▶ [Goal of the exercise] Skip the pictures. Transcribe the rest of the data below without changing a word.

··· Dataset extract

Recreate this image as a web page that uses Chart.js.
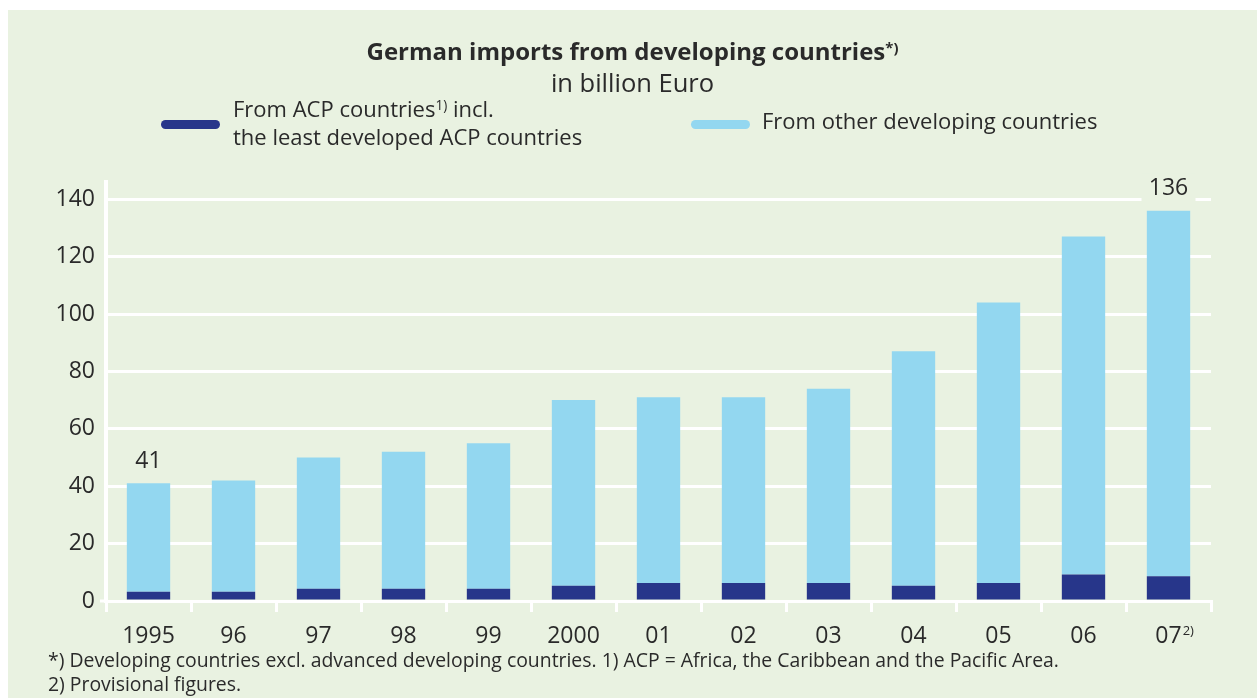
<!DOCTYPE html>
<html>
<head>
<meta charset="utf-8">
<script src="https://cdn.jsdelivr.net/npm/chart.js@4.4.1/dist/chart.umd.min.js"></script>
<style>
  html, body { margin: 0; padding: 0; background: #ffffff; }
  #wrap { position: relative; width: 1257px; height: 698px; overflow: hidden; font-family: 'Open Sans', sans-serif; color: #2a2a2a; }
  #panel { position: absolute; left: 8px; top: 10px; right: 0; bottom: 0; background: #e9f2e1; }
  #chart { position: absolute; left: 0; top: 0; }
  .txt { position: absolute; white-space: nowrap; line-height: 1.2; }
  .title { left: 8px; width: 1249px; text-align: center; font-weight: bold; font-size: 24px; top: 37px; }
  .subtitle { left: 8px; width: 1249px; text-align: center; font-size: 25.5px; top: 67px; }
  .legend-text { font-size: 22px; line-height: 27.7px; }
  .swatch { position: absolute; height: 9px; width: 59px; border-radius: 4.5px; }
  .note { font-size: 19.4px; left: 48px; }
  sup { font-size: 0.62em; vertical-align: 0.5em; line-height: 0; }
</style>
</head>
<body>
<div id="wrap">
  <div id="panel"></div>
  <canvas id="chart" width="1257" height="698"></canvas>
  <div class="txt title">German imports from developing countries<sup>*)</sup></div>
  <div class="txt subtitle">in billion Euro</div>
  <div id="legend"></div>
  <div class="txt note" style="top:648px">*) Developing countries excl. advanced developing countries. 1) ACP = Africa, the Caribbean and the Pacific Area.</div>
  <div class="txt note" style="top:672px">2) Provisional figures.</div>
</div>
<script>
// Years on the category axis (two-digit after 1995/2000, as printed)
const years = ['1995', '96', '97', '98', '99', '2000', '01', '02', '03', '04', '05', '06', '07'];
// Footnote marks attached to some year labels
const yearNotes = ['', '', '', '', '', '', '', '', '', '', '', '', '2)'];

// Imports in billion Euro
const acp   = [3.2, 3.2, 4.3, 4.3, 4.3, 5.3, 6.3, 6.3, 6.3, 5.3, 6.3, 9.2, 8.6];
const other = [37.8, 38.8, 45.7, 47.7, 50.7, 64.7, 64.7, 64.7, 67.7, 81.7, 97.7, 117.8, 127.4];

// Years whose total is written above the bar
const totalYears = ['1995', '07'];

// Value axis: grid every 10, labels every 20
const yGridTicks  = [0, 10, 20, 30, 40, 50, 60, 70, 80, 90, 100, 110, 120, 130, 140];
const yLabelTicks = [0, 20, 40, 60, 80, 100, 120, 140];

const seriesNames = [
  ['From ACP countries', '1)', ' incl.', 'the least developed ACP countries'],
  ['From other developing countries']
];

const FONT = 'Open Sans';
const BG = '#e9f2e1';
const TEXT = '#2a2a2a';
const DARK = '#27368a';
const LIGHT = '#93d7f0';

// Legend built from the series definitions
(function buildLegend() {
  const lg = document.getElementById('legend');
  lg.innerHTML =
    '<div class="swatch" style="left:161px;top:120px;background:' + DARK + '"></div>' +
    '<div class="txt legend-text" style="left:233px;top:95px">' + seriesNames[0][0] + '<sup>' + seriesNames[0][1] + '</sup>' + seriesNames[0][2] + '<br>' + seriesNames[0][3] + '</div>' +
    '<div class="swatch" style="left:691px;top:120px;background:' + LIGHT + '"></div>' +
    '<div class="txt legend-text" style="left:762px;top:107px">' + seriesNames[1][0] + '</div>';
})();

// Totals written above selected bars, on a patch of panel colour
const totalLabels = {
  id: 'totalLabels',
  afterDatasetsDraw(chart) {
    const ctx = chart.ctx;
    const meta = chart.getDatasetMeta(1);
    const yScale = chart.scales.y;
    ctx.save();
    totalYears.forEach(yr => {
      const i = years.indexOf(yr);
      const total = acp[i] + other[i];
      const x = meta.data[i].x;
      const cy = yScale.getPixelForValue(total) - 23;
      ctx.fillStyle = BG;
      ctx.fillRect(x - 27, cy - 14, 54, 30);
      ctx.fillStyle = TEXT;
      ctx.font = '23px "' + FONT + '"';
      ctx.textAlign = 'center';
      ctx.textBaseline = 'middle';
      ctx.fillText(String(Math.round(total)), x, cy + 1);
    });
    ctx.restore();
  }
};

// Short extension of the base line left of the value axis, and footnote marks on year labels
const axisExtras = {
  id: 'axisExtras',
  afterDraw(chart) {
    const ctx = chart.ctx;
    const xs = chart.scales.x;
    const y0 = chart.scales.y.getPixelForValue(0);
    ctx.save();
    ctx.strokeStyle = '#ffffff';
    ctx.lineWidth = 3;
    ctx.beginPath();
    ctx.moveTo(chart.chartArea.left - 6, y0);
    ctx.lineTo(chart.chartArea.left, y0);
    ctx.stroke();
    yearNotes.forEach((note, i) => {
      if (!note) return;
      ctx.font = '23px "' + FONT + '"';
      const w = ctx.measureText(years[i]).width;
      const x = xs.getPixelForValue(i) + w / 2 + 1;
      ctx.font = '13px "' + FONT + '"';
      ctx.fillStyle = TEXT;
      ctx.textAlign = 'left';
      ctx.textBaseline = 'top';
      ctx.fillText(note, x, 625);
    });
    ctx.restore();
  }
};

new Chart(document.getElementById('chart'), {
  type: 'bar',
  data: {
    labels: years,
    datasets: [
      { label: seriesNames[0][0], data: acp, backgroundColor: DARK },
      { label: seriesNames[1][0], data: other, backgroundColor: LIGHT }
    ]
  },
  options: {
    responsive: false,
    animation: false,
    devicePixelRatio: 1,
    datasets: { bar: { barPercentage: 0.51, categoryPercentage: 1 } },
    layout: { padding: { top: 182, right: 46, left: 0, bottom: 0 } },
    plugins: { legend: { display: false }, title: { display: false }, tooltip: { enabled: false } },
    scales: {
      x: {
        stacked: true,
        z: 1,
        border: { display: true, color: '#ffffff', width: 3 },
        grid: { drawOnChartArea: false, drawTicks: true, color: '#ffffff', lineWidth: 3, tickLength: 11, offset: true },
        ticks: { color: TEXT, font: { family: FONT, size: 23 }, padding: 11, maxRotation: 0, autoSkip: false },
        afterFit(s) { s.height = 97; }
      },
      y: {
        stacked: true,
        min: 0,
        max: 146,
        border: { display: true, color: '#ffffff', width: 4 },
        grid: { color: '#ffffff', lineWidth: 3, drawTicks: false },
        ticks: {
          color: TEXT,
          font: { family: FONT, size: 23 },
          padding: 11,
          callback: v => yLabelTicks.includes(v) ? String(v) : ''
        },
        afterBuildTicks(s) { s.ticks = yGridTicks.map(v => ({ value: v })); },
        afterFit(s) { s.width = 106; }
      }
    }
  },
  plugins: [totalLabels, axisExtras]
});
</script>
</body>
</html>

······

▶ [Worked answer]
Recreate this image as a web page that uses Chart.js.
<!DOCTYPE html>
<html>
<head>
<meta charset="utf-8">
<script src="https://cdn.jsdelivr.net/npm/chart.js@4.4.1/dist/chart.umd.min.js"></script>
<style>
  html, body { margin: 0; padding: 0; background: #ffffff; }
  #wrap { position: relative; width: 1257px; height: 698px; overflow: hidden; font-family: 'Open Sans', sans-serif; color: #2a2a2a; }
  #panel { position: absolute; left: 8px; top: 10px; right: 0; bottom: 0; background: #e9f2e1; }
  #chart { position: absolute; left: 0; top: 0; }
  .txt { position: absolute; white-space: nowrap; line-height: 1.2; }
  .title { left: 8px; width: 1249px; text-align: center; font-weight: bold; font-size: 24px; top: 37px; }
  .subtitle { left: 8px; width: 1249px; text-align: center; font-size: 25.5px; top: 67px; }
  .legend-text { font-size: 22px; line-height: 27.7px; }
  .swatch { position: absolute; height: 9px; width: 59px; border-radius: 4.5px; }
  .note { font-size: 19.4px; left: 48px; }
  sup { font-size: 0.62em; vertical-align: 0.5em; line-height: 0; }
</style>
</head>
<body>
<div id="wrap">
  <div id="panel"></div>
  <canvas id="chart" width="1257" height="698"></canvas>
  <div class="txt title">German imports from developing countries<sup>*)</sup></div>
  <div class="txt subtitle">in billion Euro</div>
  <div id="legend"></div>
  <div class="txt note" style="top:648px">*) Developing countries excl. advanced developing countries. 1) ACP = Africa, the Caribbean and the Pacific Area.</div>
  <div class="txt note" style="top:672px">2) Provisional figures.</div>
</div>
<script>
// Years on the category axis (two-digit after 1995/2000, as printed)
const years = ['1995', '96', '97', '98', '99', '2000', '01', '02', '03', '04', '05', '06', '07'];
// Footnote marks attached to some year labels
const yearNotes = ['', '', '', '', '', '', '', '', '', '', '', '', '2)'];

// Imports in billion Euro
const acp   = [3.2, 3.2, 4.3, 4.3, 4.3, 5.3, 6.3, 6.3, 6.3, 5.3, 6.3, 9.2, 8.6];
const other = [37.8, 38.8, 45.7, 47.7, 50.7, 64.7, 64.7, 64.7, 67.7, 81.7, 97.7, 117.8, 127.4];

// Years whose total is written above the bar
const totalYears = ['1995', '07'];

// Value axis: grid every 10, labels every 20
const yGridTicks  = [0, 10, 20, 30, 40, 50, 60, 70, 80, 90, 100, 110, 120, 130, 140];
const yLabelTicks = [0, 20, 40, 60, 80, 100, 120, 140];

const seriesNames = [
  ['From ACP countries', '1)', ' incl.', 'the least developed ACP countries'],
  ['From other developing countries']
];

const FONT = 'Open Sans';
const BG = '#e9f2e1';
const TEXT = '#2a2a2a';
const DARK = '#27368a';
const LIGHT = '#93d7f0';

// Legend built from the series definitions
(function buildLegend() {
  const lg = document.getElementById('legend');
  lg.innerHTML =
    '<div class="swatch" style="left:161px;top:120px;background:' + DARK + '"></div>' +
    '<div class="txt legend-text" style="left:233px;top:95px">' + seriesNames[0][0] + '<sup>' + seriesNames[0][1] + '</sup>' + seriesNames[0][2] + '<br>' + seriesNames[0][3] + '</div>' +
    '<div class="swatch" style="left:691px;top:120px;background:' + LIGHT + '"></div>' +
    '<div class="txt legend-text" style="left:762px;top:107px">' + seriesNames[1][0] + '</div>';
})();

// Totals written above selected bars, on a patch of panel colour
const totalLabels = {
  id: 'totalLabels',
  afterDatasetsDraw(chart) {
    const ctx = chart.ctx;
    const meta = chart.getDatasetMeta(1);
    const yScale = chart.scales.y;
    ctx.save();
    totalYears.forEach(yr => {
      const i = years.indexOf(yr);
      const total = acp[i] + other[i];
      const x = meta.data[i].x;
      const cy = yScale.getPixelForValue(total) - 23;
      ctx.fillStyle = BG;
      ctx.fillRect(x - 27, cy - 14, 54, 30);
      ctx.fillStyle = TEXT;
      ctx.font = '23px "' + FONT + '"';
      ctx.textAlign = 'center';
      ctx.textBaseline = 'middle';
      ctx.fillText(String(Math.round(total)), x, cy + 1);
    });
    ctx.restore();
  }
};

// Short extension of the base line left of the value axis, and footnote marks on year labels
const axisExtras = {
  id: 'axisExtras',
  afterDraw(chart) {
    const ctx = chart.ctx;
    const xs = chart.scales.x;
    const y0 = chart.scales.y.getPixelForValue(0);
    ctx.save();
    ctx.strokeStyle = '#ffffff';
    ctx.lineWidth = 3;
    ctx.beginPath();
    ctx.moveTo(chart.chartArea.left - 6, y0);
    ctx.lineTo(chart.chartArea.left, y0);
    ctx.stroke();
    yearNotes.forEach((note, i) => {
      if (!note) return;
      ctx.font = '23px "' + FONT + '"';
      const w = ctx.measureText(years[i]).width;
      const x = xs.getPixelForValue(i) + w / 2 + 1;
      ctx.font = '13px "' + FONT + '"';
      ctx.fillStyle = TEXT;
      ctx.textAlign = 'left';
      ctx.textBaseline = 'top';
      ctx.fillText(note, x, 625);
    });
    ctx.restore();
  }
};

new Chart(document.getElementById('chart'), {
  type: 'bar',
  data: {
    labels: years,
    datasets: [
      { label: seriesNames[0][0], data: acp, backgroundColor: DARK },
      { label: seriesNames[1][0], data: other, backgroundColor: LIGHT }
    ]
  },
  options: {
    responsive: false,
    animation: false,
    devicePixelRatio: 1,
    datasets: { bar: { barPercentage: 0.51, categoryPercentage: 1 } },
    layout: { padding: { top: 182, right: 46, left: 0, bottom: 0 } },
    plugins: { legend: { display: false }, title: { display: false }, tooltip: { enabled: false } },
    scales: {
      x: {
        stacked: true,
        z: 1,
        border: { display: true, color: '#ffffff', width: 3 },
        grid: { drawOnChartArea: false, drawTicks: true, color: '#ffffff', lineWidth: 3, tickLength: 11, offset: true },
        ticks: { color: TEXT, font: { family: FONT, size: 23 }, padding: 11, maxRotation: 0, autoSkip: false },
        afterFit(s) { s.height = 97; }
      },
      y: {
        stacked: true,
        min: 0,
        max: 146,
        border: { display: true, color: '#ffffff', width: 4 },
        grid: { color: '#ffffff', lineWidth: 3, drawTicks: false },
        ticks: {
          color: TEXT,
          font: { family: FONT, size: 23 },
          padding: 11,
          callback: v => yLabelTicks.includes(v) ? String(v) : ''
        },
        afterBuildTicks(s) { s.ticks = yGridTicks.map(v => ({ value: v })); },
        afterFit(s) { s.width = 106; }
      }
    }
  },
  plugins: [totalLabels, axisExtras]
});
</script>
</body>
</html>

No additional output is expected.